Wilson has shown virtually no improvement from his rookie season and has missed 10 career starts because of injury and substandard performance.
This is not meant to rain all over Wilson’s return to the field Sunday after three weeks of watching White play his position at a higher level. In flashes during a crushing 20-17 loss to the Lions, Wilson showed everyone what Jets general manager Joe Douglas saw when he decided the BYU quarterback could be the one who finally carried the franchise to its first championship since January 1969.
He rolled to his left in the second quarter and fired deep to his right — a tribute to his famous Pro Day heave that turned the sport of offseason talent hunting on its ear — to find C.J. Uzomah for a 40-yard score.

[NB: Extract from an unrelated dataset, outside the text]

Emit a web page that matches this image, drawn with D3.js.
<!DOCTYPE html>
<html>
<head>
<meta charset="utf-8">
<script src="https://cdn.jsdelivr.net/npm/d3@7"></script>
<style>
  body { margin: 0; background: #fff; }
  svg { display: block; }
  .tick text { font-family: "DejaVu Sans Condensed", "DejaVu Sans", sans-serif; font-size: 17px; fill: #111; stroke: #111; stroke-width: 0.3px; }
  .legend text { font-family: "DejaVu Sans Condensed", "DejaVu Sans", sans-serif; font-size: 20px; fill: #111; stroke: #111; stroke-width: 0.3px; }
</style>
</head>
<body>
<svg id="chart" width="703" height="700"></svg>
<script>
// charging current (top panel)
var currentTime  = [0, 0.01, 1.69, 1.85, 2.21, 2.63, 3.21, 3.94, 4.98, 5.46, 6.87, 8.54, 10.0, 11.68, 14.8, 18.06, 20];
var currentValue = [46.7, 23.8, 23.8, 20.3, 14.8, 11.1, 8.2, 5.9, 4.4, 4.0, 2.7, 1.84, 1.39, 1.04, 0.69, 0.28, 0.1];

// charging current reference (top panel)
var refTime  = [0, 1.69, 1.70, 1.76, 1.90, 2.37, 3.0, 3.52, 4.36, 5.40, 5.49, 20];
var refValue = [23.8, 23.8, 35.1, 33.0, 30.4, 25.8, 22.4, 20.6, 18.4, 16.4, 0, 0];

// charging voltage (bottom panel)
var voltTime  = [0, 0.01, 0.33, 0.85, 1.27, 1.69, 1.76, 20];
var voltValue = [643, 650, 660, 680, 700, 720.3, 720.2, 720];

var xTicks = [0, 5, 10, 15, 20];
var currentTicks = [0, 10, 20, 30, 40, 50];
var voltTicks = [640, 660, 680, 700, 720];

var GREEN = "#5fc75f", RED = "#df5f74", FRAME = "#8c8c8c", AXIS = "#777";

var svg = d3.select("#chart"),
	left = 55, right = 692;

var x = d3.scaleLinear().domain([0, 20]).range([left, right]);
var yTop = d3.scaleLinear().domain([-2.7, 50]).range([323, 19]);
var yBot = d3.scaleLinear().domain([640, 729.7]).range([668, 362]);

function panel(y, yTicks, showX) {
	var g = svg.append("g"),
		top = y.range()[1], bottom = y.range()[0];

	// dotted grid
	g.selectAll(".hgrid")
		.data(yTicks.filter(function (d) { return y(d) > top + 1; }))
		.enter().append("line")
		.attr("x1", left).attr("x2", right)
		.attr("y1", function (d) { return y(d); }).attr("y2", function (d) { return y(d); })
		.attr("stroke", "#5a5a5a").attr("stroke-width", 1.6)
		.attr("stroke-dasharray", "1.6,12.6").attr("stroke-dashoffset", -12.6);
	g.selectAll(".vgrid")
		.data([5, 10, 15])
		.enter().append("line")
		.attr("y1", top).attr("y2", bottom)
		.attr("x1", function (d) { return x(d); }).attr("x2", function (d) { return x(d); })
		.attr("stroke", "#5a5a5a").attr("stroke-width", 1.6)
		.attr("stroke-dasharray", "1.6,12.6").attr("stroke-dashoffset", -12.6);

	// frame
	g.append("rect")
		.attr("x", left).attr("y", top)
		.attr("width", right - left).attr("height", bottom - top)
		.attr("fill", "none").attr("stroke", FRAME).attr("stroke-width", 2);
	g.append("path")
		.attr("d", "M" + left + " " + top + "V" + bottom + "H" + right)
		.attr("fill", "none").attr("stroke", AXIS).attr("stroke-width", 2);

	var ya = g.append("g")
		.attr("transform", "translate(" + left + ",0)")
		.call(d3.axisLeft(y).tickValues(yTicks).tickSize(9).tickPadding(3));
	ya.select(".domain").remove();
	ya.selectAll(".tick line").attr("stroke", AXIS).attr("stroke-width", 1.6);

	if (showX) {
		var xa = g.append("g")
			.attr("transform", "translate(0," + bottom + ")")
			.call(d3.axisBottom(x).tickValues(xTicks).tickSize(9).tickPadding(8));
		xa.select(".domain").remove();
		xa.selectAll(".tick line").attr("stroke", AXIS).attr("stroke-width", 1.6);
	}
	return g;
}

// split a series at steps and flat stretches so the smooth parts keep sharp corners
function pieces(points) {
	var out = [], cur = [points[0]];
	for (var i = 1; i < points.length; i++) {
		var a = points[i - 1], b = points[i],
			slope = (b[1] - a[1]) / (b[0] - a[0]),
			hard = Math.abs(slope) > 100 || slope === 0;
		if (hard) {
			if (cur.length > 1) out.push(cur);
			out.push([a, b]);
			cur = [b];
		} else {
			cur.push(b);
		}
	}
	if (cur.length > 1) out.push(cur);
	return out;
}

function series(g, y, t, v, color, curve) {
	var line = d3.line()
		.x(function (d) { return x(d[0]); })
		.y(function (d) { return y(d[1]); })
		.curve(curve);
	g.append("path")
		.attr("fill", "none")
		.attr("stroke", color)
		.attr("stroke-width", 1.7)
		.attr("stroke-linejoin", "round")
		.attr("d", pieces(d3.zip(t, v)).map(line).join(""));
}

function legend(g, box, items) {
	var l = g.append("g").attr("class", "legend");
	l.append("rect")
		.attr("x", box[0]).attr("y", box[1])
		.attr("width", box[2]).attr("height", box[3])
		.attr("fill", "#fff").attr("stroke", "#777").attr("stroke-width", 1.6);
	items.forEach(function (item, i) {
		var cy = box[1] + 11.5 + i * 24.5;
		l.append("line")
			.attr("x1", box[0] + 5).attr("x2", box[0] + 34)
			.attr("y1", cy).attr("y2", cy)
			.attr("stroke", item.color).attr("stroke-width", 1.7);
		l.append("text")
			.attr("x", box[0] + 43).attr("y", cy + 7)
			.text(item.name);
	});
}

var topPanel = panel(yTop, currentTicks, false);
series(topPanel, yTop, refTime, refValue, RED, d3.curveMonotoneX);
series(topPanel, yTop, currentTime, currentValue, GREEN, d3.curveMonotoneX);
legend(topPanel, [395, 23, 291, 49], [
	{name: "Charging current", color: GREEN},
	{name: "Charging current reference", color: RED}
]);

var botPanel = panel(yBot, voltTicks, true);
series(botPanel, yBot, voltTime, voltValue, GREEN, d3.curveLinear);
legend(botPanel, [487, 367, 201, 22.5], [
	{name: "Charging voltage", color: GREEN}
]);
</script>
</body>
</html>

He rolled to his right in the game’s final seconds, showed special athleticism to escape the rush, and threw to his left to find Elijah Moore for the 20 yards needed for a last-second crack at overtime.
Alas, Greg Zuerlein missed the 58 yarder that could have dramatically altered the day’s narrative for Wilson and every teammate hellbent on making the Jets’ first playoff appearance since 2010. “Obviously,” said cornerback D.J. Reed, “everybody is devastated.”

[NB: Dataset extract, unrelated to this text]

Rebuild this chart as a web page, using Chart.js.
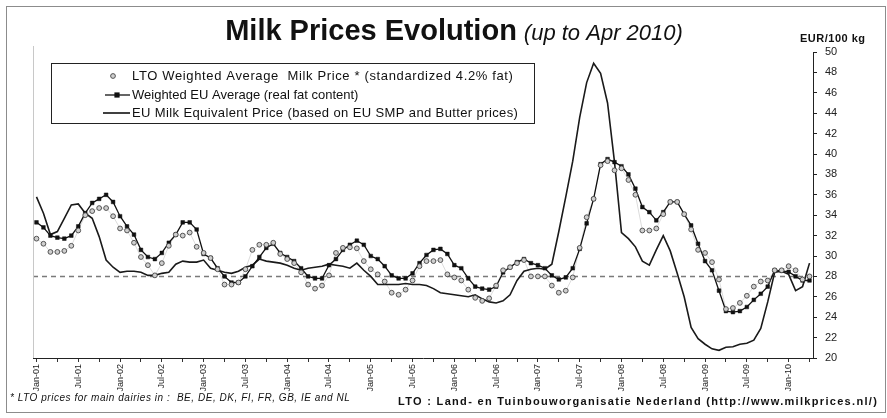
<!DOCTYPE html>
<html><head><meta charset="utf-8">
<script src="https://cdn.jsdelivr.net/npm/chart.js@4.4.1/dist/chart.umd.min.js"></script>
<style>
html,body{margin:0;padding:0;background:#fff;}
#wrap{position:relative;width:887px;height:418px;}
canvas{display:block;}
</style></head><body>
<div id="wrap"><canvas id="c" width="887" height="418"></canvas></div>
<script>
// ---------- DATA ----------
const MONTH_ABBR = ['Jan','Feb','Mar','Apr','May','Jun','Jul','Aug','Sep','Oct','Nov','Dec'];
const YEARS = ['01','02','03','04','05','06','07','08','09','10'];
const LAST_CATEGORY = 'Apr-10';
const categories = [];
outer: for (const y of YEARS) { for (const m of MONTH_ABBR) { categories.push(m + '-' + y); if (m + '-' + y === LAST_CATEGORY) break outer; } }

const tickLabels = ['Jan-01','Jul-01','Jan-02','Jul-02','Jan-03','Jul-03','Jan-04','Jul-04','Jan-05','Jul-05',
  'Jan-06','Jul-06','Jan-07','Jul-07','Jan-08','Jul-08','Jan-09','Jul-09','Jan-10'];

// LTO Weighted Average Milk Price (standardized 4.2% fat)
const ltoWeightedAvg = [
  31.7,31.2,30.4,30.4,30.5,31.0,32.5,34.0,34.4,34.7,
  34.7,33.9,32.7,32.5,31.3,29.9,29.1,28.1,29.3,31.0,
  32.1,32.0,32.3,30.9,30.3,29.8,28.7,27.2,27.2,27.4,
  28.7,30.6,31.1,31.1,31.3,30.2,29.7,29.3,28.4,27.2,
  26.8,27.1,28.1,30.3,30.8,30.85,30.75,29.5,28.7,28.2,
  27.5,26.4,26.2,26.7,27.6,29.0,29.5,29.5,29.6,28.2,
  27.9,27.6,26.7,25.9,25.6,25.85,27.1,28.6,28.9,29.3,
  29.6,28.0,28.0,28.0,27.1,26.4,26.6,27.9,30.8,33.8,
  35.6,38.9,39.3,38.4,38.6,37.45,36.0,32.5,32.5,32.7,
  34.1,35.3,35.3,34.1,32.6,30.6,30.3,29.4,27.7,24.8,
  24.9,25.4,26.1,27.0,27.5,27.6,28.6,28.6,29.0,28.6,
  27.7,28.0
];
// Weighted EU Average (real fat content)
const weightedEUAvg = [
  33.3,32.8,32.0,31.8,31.7,32.0,32.9,34.2,35.2,35.6,
  36.0,35.3,33.9,32.9,32.1,30.6,29.9,29.7,30.3,31.3,
  32.1,33.3,33.3,32.6,30.2,29.8,28.8,28.0,27.4,27.4,
  28.0,29.0,29.9,30.8,31.2,30.3,29.9,29.5,28.8,28.0,
  27.8,27.8,29.1,29.7,30.6,31.1,31.5,31.1,30.0,29.7,
  29.0,28.1,27.8,27.8,28.3,29.3,30.1,30.6,30.7,30.2,
  29.1,28.8,27.8,27.0,26.8,26.7,27.0,28.4,28.9,29.4,
  29.7,29.3,29.1,28.8,28.1,27.7,27.9,28.8,30.7,33.2,
  35.6,39.0,39.5,39.2,38.8,38.0,36.6,34.8,34.3,33.5,
  34.3,35.3,35.3,34.1,33.0,31.2,29.5,28.6,26.6,24.6,
  24.5,24.6,25.0,25.7,26.3,27.0,28.6,28.55,28.45,28.0,
  27.6,27.6
];
// EU Milk Equivalent Price (based on EU SMP and Butter prices)
const euMilkEquivalent = [
  35.8,34.2,32.1,32.4,33.7,35.0,35.1,34.2,33.7,31.9,
  29.6,28.9,28.4,28.5,28.5,28.4,28.1,28.1,28.3,28.4,
  29.2,29.5,29.4,29.4,29.6,28.8,28.6,28.4,28.3,28.5,
  28.9,29.1,29.7,29.5,29.4,29.3,29.1,28.8,28.6,28.8,
  28.9,29.0,29.2,29.1,29.0,28.8,29.3,28.6,28.0,27.2,
  27.2,27.2,27.2,27.3,27.2,27.2,27.1,26.8,26.4,26.3,
  26.2,26.1,26.0,26.2,25.8,25.5,25.4,25.6,26.2,27.6,
  28.5,28.7,28.8,28.7,29.2,32.4,35.8,39.3,43.6,47.0,
  48.9,47.9,45.0,39.2,32.3,31.7,30.9,29.5,29.1,30.6,
  32.0,30.5,28.3,26.0,23.0,21.9,21.35,20.9,20.75,21.05,
  21.1,21.35,21.45,21.75,22.9,25.5,28.4,28.5,28.2,26.6,
  27.0,29.3
];
const referenceLevel = 28.0;
const Y_MIN = 20, Y_MAX = 50, Y_STEP = 2;

const seriesNames = [
  'LTO Weighted Average  Milk Price * (standardized 4.2% fat)',
  'Weighted EU Average (real fat content)',
  'EU Milk Equivalent Price (based on EU SMP and Butter prices)'
];
const titleMain = 'Milk Prices Evolution';
const titleSub = '(up to Apr 2010)';
const unitLabel = 'EUR/100 kg';
const footnoteLeft = '* LTO prices for main dairies in :  BE, DE, DK, FI, FR, GB, IE and NL';
const footnoteRight = 'LTO : Land- en Tuinbouworganisatie Nederland (http://www.milkprices.nl/)';

// ---------- DRAWING ----------
const FONT = '"Liberation Sans", Arial, Helvetica, sans-serif';

function fitText(ctx, text, x, y, font, targetW) {
  ctx.save();
  ctx.font = font;
  const w = ctx.measureText(text).width;
  if ('letterSpacing' in ctx && targetW && w < targetW) {
    ctx.letterSpacing = ((targetW - w) / Math.max(1, text.length - 1)).toFixed(2) + 'px';
  }
  ctx.fillText(text, x, y);
  ctx.restore();
}

const decor = {
  id: 'decor',
  beforeDatasetsDraw(chart) {
    const ctx = chart.ctx, a = chart.chartArea, ys = chart.scales.y;
    const yy = Math.round(ys.getPixelForValue(referenceLevel)) + 0.5;
    ctx.save();
    ctx.strokeStyle = '#7a7a7a';
    ctx.lineWidth = 1.4;
    ctx.setLineDash([5, 4]);
    ctx.beginPath(); ctx.moveTo(a.left, yy); ctx.lineTo(a.right, yy); ctx.stroke();
    ctx.setLineDash([]);
    ctx.strokeStyle = '#c8c8c8'; ctx.lineWidth = 1;
    ctx.beginPath(); ctx.moveTo(a.left + 0.5, a.top - 6); ctx.lineTo(a.left + 0.5, a.bottom); ctx.stroke();
    ctx.restore();
  },
  afterDraw(chart) {
    const ctx = chart.ctx;
    ctx.save();
    ctx.strokeStyle = '#8c8c8c'; ctx.lineWidth = 1;
    ctx.strokeRect(6.5, 6.5, 879, 406);
    ctx.fillStyle = '#111';
    ctx.textBaseline = 'alphabetic';
    ctx.font = 'bold 29px ' + FONT;
    const w1 = ctx.measureText(titleMain).width;
    ctx.font = 'italic 22px ' + FONT;
    const w2 = ctx.measureText(titleSub).width;
    const gap = 7, cx = 454;
    const x0 = cx - (w1 + gap + w2) / 2;
    ctx.font = 'bold 29px ' + FONT; ctx.fillText(titleMain, x0, 40);
    ctx.font = 'italic 22px ' + FONT; ctx.fillText(titleSub, x0 + w1 + gap, 40);
    fitText(ctx, unitLabel, 800, 42, 'bold 11px ' + FONT, 65);
    // legend box
    ctx.strokeStyle = '#222'; ctx.lineWidth = 1;
    ctx.fillStyle = '#fff';
    ctx.fillRect(52, 63, 483, 60);
    ctx.strokeRect(51.5, 63.5, 483, 60);
    const rows = [76, 95, 113];
    ctx.beginPath(); ctx.arc(113, rows[0], 2.4, 0, Math.PI * 2);
    ctx.fillStyle = '#cfcfcf'; ctx.fill(); ctx.strokeStyle = '#444'; ctx.lineWidth = 0.9; ctx.stroke();
    ctx.strokeStyle = '#111'; ctx.lineWidth = 1.3;
    ctx.beginPath(); ctx.moveTo(105, rows[1]); ctx.lineTo(130, rows[1]); ctx.stroke();
    ctx.fillStyle = '#111'; ctx.fillRect(117 - 2.6, rows[1] - 2.6, 5.2, 5.2);
    ctx.lineWidth = 1.6;
    ctx.beginPath(); ctx.moveTo(103, rows[2]); ctx.lineTo(130, rows[2]); ctx.stroke();
    ctx.fillStyle = '#111';
    ctx.textBaseline = 'middle';
    fitText(ctx, seriesNames[0], 132, rows[0], '13px ' + FONT, 381);
    fitText(ctx, seriesNames[1], 132, rows[1], '13px ' + FONT, 170);
    fitText(ctx, seriesNames[2], 132, rows[2], '13px ' + FONT, 386);
    fitText(ctx, footnoteLeft, 10, 398, 'italic 10px ' + FONT, 340);
    fitText(ctx, footnoteRight, 398, 402, 'bold 11px ' + FONT, 479);
    ctx.restore();
  }
};

new Chart(document.getElementById('c').getContext('2d'), {
  type: 'line',
  data: {
    labels: categories,
    datasets: [
      { label: seriesNames[0], data: ltoWeightedAvg, showLine: true,
        borderColor: 'rgba(0,0,0,0.18)', borderWidth: 0.8,
        pointStyle: 'circle', pointRadius: 2.4, pointBackgroundColor: '#cfcfcf',
        pointBorderColor: '#444', pointBorderWidth: 0.9, order: 1 },
      { label: seriesNames[1], data: weightedEUAvg,
        borderColor: '#111', borderWidth: 1.3,
        pointStyle: 'rect', pointRadius: 2.6, pointBackgroundColor: '#111',
        pointBorderColor: '#111', pointBorderWidth: 0.5, order: 2 },
      { label: seriesNames[2], data: euMilkEquivalent,
        borderColor: '#1a1a1a', borderWidth: 1.6, pointRadius: 0, order: 3 }
    ]
  },
  options: {
    responsive: false, animation: false, devicePixelRatio: 1,
    layout: { padding: { left: 33, top: 52, right: 0, bottom: 0 } },
    plugins: { legend: { display: false }, title: { display: false }, tooltip: { enabled: false } },
    elements: { line: { tension: 0 } },
    scales: {
      x: {
        type: 'category', offset: true,
        grid: { display: true, drawOnChartArea: false, drawTicks: true, tickLength: 4,
          color: (c) => (c.index % 3 === 0 ? '#333' : 'rgba(0,0,0,0)') },
        border: { display: true, color: '#222', width: 1 },
        ticks: { autoSkip: false, maxRotation: 90, minRotation: 90, padding: 2, color: '#222',
          font: { family: FONT, size: 9 },
          callback: (v, i) => (tickLabels.includes(categories[i]) ? categories[i] : '') },
        afterFit: (s) => { s.height = 60; }
      },
      y: {
        position: 'right', min: Y_MIN, max: Y_MAX,
        ticks: { stepSize: Y_STEP, padding: 8, color: '#222', font: { family: FONT, size: 11 } },
        grid: { drawOnChartArea: false, drawTicks: true, tickLength: 4, color: '#222' },
        border: { display: true, color: '#222', width: 1 },
        afterFit: (s) => { s.width = 74; }
      }
    }
  },
  plugins: [decor]
});
</script>
</body></html>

Wilson surely felt it more than most. Had Zuerlein nailed the field-goal attempt, the quarterback could’ve played the hero in overtime. Heck, had the Jets’ esteemed defense made a fourth-and-1 stop after the two-minute warning rather than surrender a 51-yard touchdown catch-and-run to an undrafted tight end, Wilson’s second scoring pass a few minutes earlier would’ve gone into the books as the winner.
“I got to be better, man,” Wilson conceded afterward.
He misfired on too many relatively easy passes and lobbed up a brutal interception in a brutal third quarter, handing Detroit a field goal.
“And you see how those three points come back to bite us at the end,” Wilson said.
The fans booed him at times, and Garrett Wilson again showed his frustration when Zach Wilson missed him over the middle. But the young receiver and young quarterback did embrace later on the sideline.
“That boy battled,” Garrett Wilson said. “And any time you come into a game and see the speed of the game and you’re getting man coverage and you hadn’t been in that position in three weeks, it’s going to be tough on you. And I thought he handled it really well, man. He showed a lot of perseverance, especially at the end of the game, making some of the throws he did and standing in there, and gave us a chance to win the game. And that’s all you can ask for.”
Want to catch a game? The Jets schedule with links to buy tickets can be found here.
Jets head coach Robert Saleh didn’t commit to Wilson for the Jacksonville game, and didn’t sound thrilled with the overall performance, saying that Wilson “played well” but suggesting he still needed technique tweaks after all that fundamental work. Truth is Saleh could’ve helped Wilson with his time management on that final drive, and the running backs and line could’ve helped him with something better than 50 yards on 22 carries.
More than anything, Wilson needs to help himself.
“I got a lot of plays I want back,” he said, “and so until I can correct those and make the easy ones, I’ve got to keep learning and just try to improve.”
Maybe Zach Wilson will improve enough to become a burgeoning franchise player the likes of Thursday night’s opponent, Trevor Lawrence. But right now the odds are stacked against it.